Black Panther (Chadwick Bozeman, Lupita Nyong’o, Michael B. Jordan, Daniel Kaluuya, Martin Freeman) – There is a reason I don’t go to comic book movies. They are all the same. I have seen the Superman movies, the Batman movies, Dick Tracy, and even one of the Iron Man films. That is enough. D.C. Comics and Marvel have made way more money from these movies than they ever made from the sale of comic books.
Black Panther is apparently unique among these in part because the cast is overwhelmingly African American. The cast is exceptional. Chaz Bozeman is one of the great talents among actors today. Lupita Nyong’o is far more than another pretty actress in Hollywood. Daniel Kaluuya was fantastic in Get Out and will be a star for years to come. It’s too bad that they are wasting their considerable talents in a super-hero, animation-driven, computer graphics-burdened film.
I know, I know: these are the movies that kids pay to see.

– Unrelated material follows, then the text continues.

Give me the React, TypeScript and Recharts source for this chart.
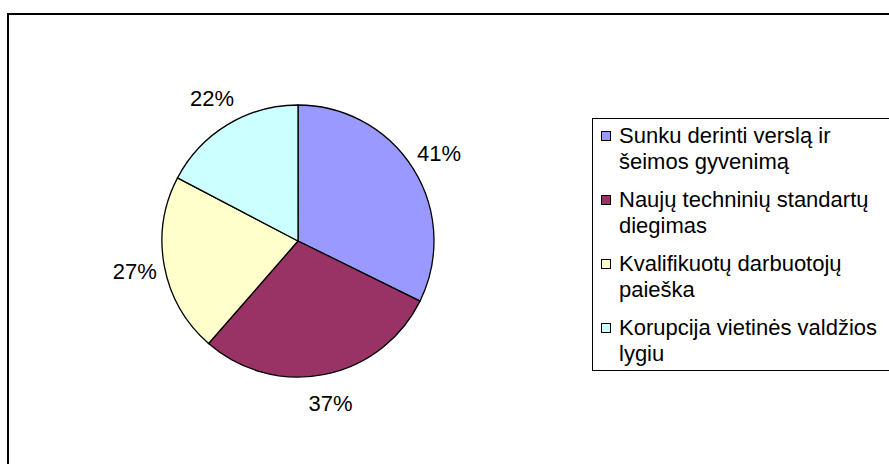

At $1.3 billion in box office receipts, Black Panther is more than a hit. It is a mega-spectacular. And who am I to denigrate this genre of film? I am pleased that the Academy of Motion Picture Arts and Sciences has established an entire category of awards for such movies. They deserve their category. After all, they are among the most expensive to make. They employ thousands of people. They give God knows how many actors jobs. And most of all, they showcase the technological advances that define our world today even though they are rapidly killing independent films.
Black Panther is entertaining for most. It put me to sleep 15 minutes in. There is our hero (Bozeman) who is designated king. There’s a challenger who loses; another one that wins. Our hero is saved. His enemies are vanquished. There are chases and more chases; battles and more battles. Truth and justice prevail. To its credit, the movie showcases almost as many females as male warriors. The film proves that audiences will show up regardless of race or gender. But substitute Ant Man, Spiderman, Iron Man, Wonder Woman, or a dozen others and it is all the same. Formula, formula, formula.
Whether Black Panther should have been nominated for Best Picture is a really fine question. If Black Panther, why not a whole lot of its predecessors? I think it has to do with image and ratings! The Academy Awards has been losing viewers for years. The explosion of other awards shows has rendered the most important among them as anti-climactic. With the actresses and other dignitaries showing up at all of the other events, the Oscars have been rendered just another fashion show. And then there was the rampant lack of representation of minorities that threatened the Academy. And then, there was Harvey Weinstein, Kevin Spacey et al. And this year, it is Kevin Hart.
What does this have to do with Black Panther? It is the breakthrough: the first super-hero film to be nominated for Best Picture. Avatar proved that graphic-heavy, technology-driven films could be worthy of Oscar nods, but Black Panther proves that computer-laden art is now driving Hollywood.